• _Task instructions_
Reproduce each line of the material exactly, minus any picture.
--*--
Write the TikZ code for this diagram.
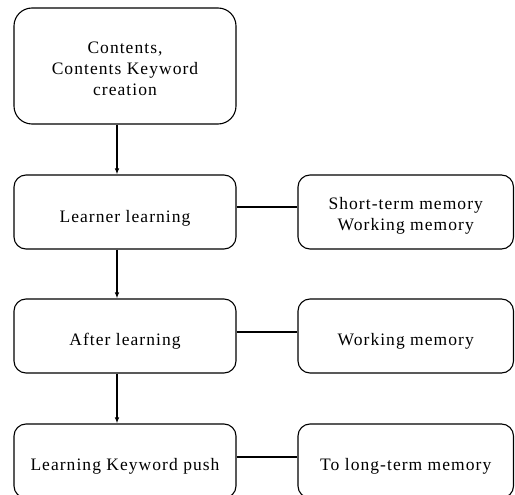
\documentclass[tikz,border=0pt]{standalone}
\usepackage{fontspec}
\setmainfont{Liberation Serif}[LetterSpace=6]
\usetikzlibrary{arrows.meta}
\begin{document}
\begin{tikzpicture}[x=1pt,y=-1pt,
  box/.style={draw, line width=1.1pt, rounded corners=12pt, minimum width=222pt, minimum height=74pt, inner sep=0pt},
  bigbox/.style={box, rounded corners=18pt, minimum height=116pt},
  rbox/.style={box, minimum width=215.5pt},
  txt/.style={font=\fontsize{17.5}{21}\selectfont, align=center, inner sep=0pt},
  link/.style={line width=1.1pt},
  flow/.style={line width=1.1pt, -{Latex[length=6pt,width=4.5pt]}}]
\useasboundingbox (0,0) rectangle (515,495);
% left column
\node[bigbox] (b1) at (125,66) {};
\node[box] (b2) at (125,212) {};
\node[box] (b3) at (125,336) {};
\node[box] (b4) at (125,461) {};
% right column
\node[rbox] (r1) at (405.75,212) {};
\node[rbox] (r2) at (405.75,336) {};
\node[rbox] (r3) at (405.75,461) {};
% texts
\node[txt] (t1) at ([yshift=-2.5pt]b1.center) {Contents,\\Contents Keyword\\creation};
\node[txt] (t2) at ([yshift=-6pt]b2.center) {Learner learning};
\node[txt] (t3) at ([yshift=-5pt]b3.center) {After learning};
\node[txt] (t4) at ([yshift=-5pt]b4.center) {Learning Keyword push};
\node[txt] (u1) at ([yshift=-4pt]r1.center) {Short-term memory\\Working memory};
\node[txt] (u2) at ([yshift=-5pt]r2.center) {Working memory};
\node[txt] (u3) at ([yshift=-5pt]r3.center) {To long-term memory};
% connectors
\draw[flow] ([xshift=-8pt]b1.south) -- ([xshift=-8pt]b2.north);
\draw[flow] ([xshift=-8pt]b2.south) -- ([xshift=-8pt]b3.north);
\draw[flow] ([xshift=-8pt]b3.south) -- ([xshift=-8pt]b4.north);
\draw[link] ([yshift=5pt]b2.east) -- ([yshift=5pt]r1.west);
\draw[link] ([yshift=4pt]b3.east) -- ([yshift=4pt]r2.west);
\draw[link] ([yshift=4pt]b4.east) -- ([yshift=4pt]r3.west);
\end{tikzpicture}
\end{document}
--*--
• _Solution for this exercise_
Write the TikZ code for this diagram.
\documentclass[tikz,border=0pt]{standalone}
\usepackage{fontspec}
\setmainfont{Liberation Serif}[LetterSpace=6]
\usetikzlibrary{arrows.meta}
\begin{document}
\begin{tikzpicture}[x=1pt,y=-1pt,
  box/.style={draw, line width=1.1pt, rounded corners=12pt, minimum width=222pt, minimum height=74pt, inner sep=0pt},
  bigbox/.style={box, rounded corners=18pt, minimum height=116pt},
  rbox/.style={box, minimum width=215.5pt},
  txt/.style={font=\fontsize{17.5}{21}\selectfont, align=center, inner sep=0pt},
  link/.style={line width=1.1pt},
  flow/.style={line width=1.1pt, -{Latex[length=6pt,width=4.5pt]}}]
\useasboundingbox (0,0) rectangle (515,495);
% left column
\node[bigbox] (b1) at (125,66) {};
\node[box] (b2) at (125,212) {};
\node[box] (b3) at (125,336) {};
\node[box] (b4) at (125,461) {};
% right column
\node[rbox] (r1) at (405.75,212) {};
\node[rbox] (r2) at (405.75,336) {};
\node[rbox] (r3) at (405.75,461) {};
% texts
\node[txt] (t1) at ([yshift=-2.5pt]b1.center) {Contents,\\Contents Keyword\\creation};
\node[txt] (t2) at ([yshift=-6pt]b2.center) {Learner learning};
\node[txt] (t3) at ([yshift=-5pt]b3.center) {After learning};
\node[txt] (t4) at ([yshift=-5pt]b4.center) {Learning Keyword push};
\node[txt] (u1) at ([yshift=-4pt]r1.center) {Short-term memory\\Working memory};
\node[txt] (u2) at ([yshift=-5pt]r2.center) {Working memory};
\node[txt] (u3) at ([yshift=-5pt]r3.center) {To long-term memory};
% connectors
\draw[flow] ([xshift=-8pt]b1.south) -- ([xshift=-8pt]b2.north);
\draw[flow] ([xshift=-8pt]b2.south) -- ([xshift=-8pt]b3.north);
\draw[flow] ([xshift=-8pt]b3.south) -- ([xshift=-8pt]b4.north);
\draw[link] ([yshift=5pt]b2.east) -- ([yshift=5pt]r1.west);
\draw[link] ([yshift=4pt]b3.east) -- ([yshift=4pt]r2.west);
\draw[link] ([yshift=4pt]b4.east) -- ([yshift=4pt]r3.west);
\end{tikzpicture}
\end{document}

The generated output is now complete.